(Entries with chart source code)
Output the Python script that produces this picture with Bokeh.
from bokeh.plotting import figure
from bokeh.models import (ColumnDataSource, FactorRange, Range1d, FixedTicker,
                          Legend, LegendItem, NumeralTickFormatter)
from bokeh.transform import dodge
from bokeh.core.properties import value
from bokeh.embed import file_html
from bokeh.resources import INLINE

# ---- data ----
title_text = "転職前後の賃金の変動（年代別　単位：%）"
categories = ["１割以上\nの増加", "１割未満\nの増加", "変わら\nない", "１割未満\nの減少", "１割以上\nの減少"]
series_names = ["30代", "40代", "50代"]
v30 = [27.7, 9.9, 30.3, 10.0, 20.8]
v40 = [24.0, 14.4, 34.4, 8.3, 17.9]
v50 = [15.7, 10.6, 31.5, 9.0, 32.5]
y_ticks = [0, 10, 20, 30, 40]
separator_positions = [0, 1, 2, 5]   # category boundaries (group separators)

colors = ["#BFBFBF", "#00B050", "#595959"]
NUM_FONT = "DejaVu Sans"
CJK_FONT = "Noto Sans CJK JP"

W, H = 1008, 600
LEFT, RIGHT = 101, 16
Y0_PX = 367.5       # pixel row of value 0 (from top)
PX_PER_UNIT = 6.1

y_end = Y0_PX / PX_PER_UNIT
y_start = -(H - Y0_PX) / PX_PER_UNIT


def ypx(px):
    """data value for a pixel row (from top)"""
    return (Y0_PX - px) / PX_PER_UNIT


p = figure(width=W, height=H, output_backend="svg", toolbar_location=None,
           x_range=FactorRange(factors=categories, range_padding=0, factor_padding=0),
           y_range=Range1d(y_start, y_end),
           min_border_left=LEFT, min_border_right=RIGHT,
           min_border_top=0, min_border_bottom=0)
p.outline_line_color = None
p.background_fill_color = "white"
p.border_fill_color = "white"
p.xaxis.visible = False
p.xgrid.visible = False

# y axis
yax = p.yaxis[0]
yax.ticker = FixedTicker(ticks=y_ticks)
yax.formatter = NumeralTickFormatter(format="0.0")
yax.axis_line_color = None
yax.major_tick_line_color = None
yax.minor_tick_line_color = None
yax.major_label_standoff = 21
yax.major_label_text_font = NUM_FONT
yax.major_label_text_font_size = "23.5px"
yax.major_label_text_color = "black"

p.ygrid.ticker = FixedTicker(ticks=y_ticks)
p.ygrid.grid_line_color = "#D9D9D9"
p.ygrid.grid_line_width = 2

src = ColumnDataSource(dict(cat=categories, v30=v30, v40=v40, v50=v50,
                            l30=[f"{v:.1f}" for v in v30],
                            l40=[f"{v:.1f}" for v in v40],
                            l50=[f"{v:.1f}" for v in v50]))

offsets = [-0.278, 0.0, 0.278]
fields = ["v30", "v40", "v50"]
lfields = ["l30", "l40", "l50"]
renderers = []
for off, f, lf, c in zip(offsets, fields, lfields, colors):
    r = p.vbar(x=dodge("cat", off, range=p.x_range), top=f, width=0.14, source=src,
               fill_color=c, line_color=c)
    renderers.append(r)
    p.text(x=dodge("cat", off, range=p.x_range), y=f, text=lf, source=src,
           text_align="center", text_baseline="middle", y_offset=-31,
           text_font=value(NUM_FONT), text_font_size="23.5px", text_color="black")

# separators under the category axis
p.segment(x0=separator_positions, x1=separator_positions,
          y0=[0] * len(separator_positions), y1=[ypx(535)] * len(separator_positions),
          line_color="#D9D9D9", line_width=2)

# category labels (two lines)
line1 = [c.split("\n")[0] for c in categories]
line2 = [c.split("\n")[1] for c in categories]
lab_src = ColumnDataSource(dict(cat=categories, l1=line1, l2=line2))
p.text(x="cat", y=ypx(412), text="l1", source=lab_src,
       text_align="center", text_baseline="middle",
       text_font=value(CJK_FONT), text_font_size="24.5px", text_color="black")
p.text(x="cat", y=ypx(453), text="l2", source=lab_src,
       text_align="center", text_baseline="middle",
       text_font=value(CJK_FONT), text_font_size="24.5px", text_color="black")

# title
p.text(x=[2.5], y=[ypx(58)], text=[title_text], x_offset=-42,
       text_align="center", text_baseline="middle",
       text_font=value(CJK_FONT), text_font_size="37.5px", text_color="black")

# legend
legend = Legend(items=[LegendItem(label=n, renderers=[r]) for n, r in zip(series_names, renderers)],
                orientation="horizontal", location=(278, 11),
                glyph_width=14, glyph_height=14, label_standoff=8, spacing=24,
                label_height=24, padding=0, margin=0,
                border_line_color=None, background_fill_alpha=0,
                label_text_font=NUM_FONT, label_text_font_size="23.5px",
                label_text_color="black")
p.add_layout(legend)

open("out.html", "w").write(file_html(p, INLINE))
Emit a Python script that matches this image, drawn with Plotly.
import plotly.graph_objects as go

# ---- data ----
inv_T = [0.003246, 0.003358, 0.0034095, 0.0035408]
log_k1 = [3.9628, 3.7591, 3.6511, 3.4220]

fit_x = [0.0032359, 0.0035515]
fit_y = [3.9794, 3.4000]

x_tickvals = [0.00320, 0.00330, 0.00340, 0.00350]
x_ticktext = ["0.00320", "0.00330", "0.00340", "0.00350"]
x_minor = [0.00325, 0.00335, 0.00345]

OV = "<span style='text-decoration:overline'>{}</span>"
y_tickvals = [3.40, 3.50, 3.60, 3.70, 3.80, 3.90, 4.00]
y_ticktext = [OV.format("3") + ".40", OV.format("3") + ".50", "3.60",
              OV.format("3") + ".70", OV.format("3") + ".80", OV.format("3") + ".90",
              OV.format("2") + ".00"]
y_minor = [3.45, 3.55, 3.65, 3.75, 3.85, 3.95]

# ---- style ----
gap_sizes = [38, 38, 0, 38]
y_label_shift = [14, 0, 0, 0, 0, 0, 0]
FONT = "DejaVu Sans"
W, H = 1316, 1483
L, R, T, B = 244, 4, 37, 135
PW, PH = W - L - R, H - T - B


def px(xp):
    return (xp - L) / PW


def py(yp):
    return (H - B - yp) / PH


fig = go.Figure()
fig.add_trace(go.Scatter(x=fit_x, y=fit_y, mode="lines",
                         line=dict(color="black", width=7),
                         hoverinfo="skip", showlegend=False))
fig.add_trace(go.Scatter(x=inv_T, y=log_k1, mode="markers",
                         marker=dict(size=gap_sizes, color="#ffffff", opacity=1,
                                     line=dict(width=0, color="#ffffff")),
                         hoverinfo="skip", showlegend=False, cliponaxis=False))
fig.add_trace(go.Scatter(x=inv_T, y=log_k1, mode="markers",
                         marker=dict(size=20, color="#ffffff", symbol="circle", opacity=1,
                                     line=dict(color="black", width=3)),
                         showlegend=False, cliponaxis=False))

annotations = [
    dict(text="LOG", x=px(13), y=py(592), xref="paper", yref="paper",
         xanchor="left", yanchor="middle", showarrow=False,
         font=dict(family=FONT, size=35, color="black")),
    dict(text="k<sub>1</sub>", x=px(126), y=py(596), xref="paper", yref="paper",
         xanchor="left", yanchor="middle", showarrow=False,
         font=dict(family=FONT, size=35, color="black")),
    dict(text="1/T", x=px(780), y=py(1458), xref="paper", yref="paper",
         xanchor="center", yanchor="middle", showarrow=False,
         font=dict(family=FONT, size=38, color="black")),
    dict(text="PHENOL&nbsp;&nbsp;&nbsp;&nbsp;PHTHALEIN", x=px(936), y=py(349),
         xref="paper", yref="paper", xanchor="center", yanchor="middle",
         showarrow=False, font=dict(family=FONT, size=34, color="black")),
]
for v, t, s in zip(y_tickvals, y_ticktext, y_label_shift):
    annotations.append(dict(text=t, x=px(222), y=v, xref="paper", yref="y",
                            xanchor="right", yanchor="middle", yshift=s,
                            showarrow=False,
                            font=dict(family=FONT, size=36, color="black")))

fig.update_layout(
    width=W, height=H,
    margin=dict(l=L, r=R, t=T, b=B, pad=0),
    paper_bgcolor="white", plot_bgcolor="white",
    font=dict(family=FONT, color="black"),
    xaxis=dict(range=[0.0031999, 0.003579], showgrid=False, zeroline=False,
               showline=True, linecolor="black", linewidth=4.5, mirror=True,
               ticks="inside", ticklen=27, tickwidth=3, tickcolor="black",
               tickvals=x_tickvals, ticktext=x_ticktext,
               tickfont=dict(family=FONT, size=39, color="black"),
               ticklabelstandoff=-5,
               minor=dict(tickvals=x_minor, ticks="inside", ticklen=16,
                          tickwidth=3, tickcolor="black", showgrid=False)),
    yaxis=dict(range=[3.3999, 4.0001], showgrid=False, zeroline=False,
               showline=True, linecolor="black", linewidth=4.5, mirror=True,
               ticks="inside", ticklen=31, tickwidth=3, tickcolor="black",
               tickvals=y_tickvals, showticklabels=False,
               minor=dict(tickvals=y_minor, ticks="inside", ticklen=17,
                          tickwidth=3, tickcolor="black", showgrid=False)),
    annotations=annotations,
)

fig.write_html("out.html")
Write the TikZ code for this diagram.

> _OBJECTIVE_: Produce the lines from the top of the listing through the "p.xgrid.visible = False" line exactly as they appear, with no additional output.

> _WORKED ANSWER_:
Output the Python script that produces this picture with Bokeh.
from bokeh.plotting import figure
from bokeh.models import (ColumnDataSource, FactorRange, Range1d, FixedTicker,
                          Legend, LegendItem, NumeralTickFormatter)
from bokeh.transform import dodge
from bokeh.core.properties import value
from bokeh.embed import file_html
from bokeh.resources import INLINE

# ---- data ----
title_text = "転職前後の賃金の変動（年代別　単位：%）"
categories = ["１割以上\nの増加", "１割未満\nの増加", "変わら\nない", "１割未満\nの減少", "１割以上\nの減少"]
series_names = ["30代", "40代", "50代"]
v30 = [27.7, 9.9, 30.3, 10.0, 20.8]
v40 = [24.0, 14.4, 34.4, 8.3, 17.9]
v50 = [15.7, 10.6, 31.5, 9.0, 32.5]
y_ticks = [0, 10, 20, 30, 40]
separator_positions = [0, 1, 2, 5]   # category boundaries (group separators)

colors = ["#BFBFBF", "#00B050", "#595959"]
NUM_FONT = "DejaVu Sans"
CJK_FONT = "Noto Sans CJK JP"

W, H = 1008, 600
LEFT, RIGHT = 101, 16
Y0_PX = 367.5       # pixel row of value 0 (from top)
PX_PER_UNIT = 6.1

y_end = Y0_PX / PX_PER_UNIT
y_start = -(H - Y0_PX) / PX_PER_UNIT


def ypx(px):
    """data value for a pixel row (from top)"""
    return (Y0_PX - px) / PX_PER_UNIT


p = figure(width=W, height=H, output_backend="svg", toolbar_location=None,
           x_range=FactorRange(factors=categories, range_padding=0, factor_padding=0),
           y_range=Range1d(y_start, y_end),
           min_border_left=LEFT, min_border_right=RIGHT,
           min_border_top=0, min_border_bottom=0)
p.outline_line_color = None
p.background_fill_color = "white"
p.border_fill_color = "white"
p.xaxis.visible = False
p.xgrid.visible = False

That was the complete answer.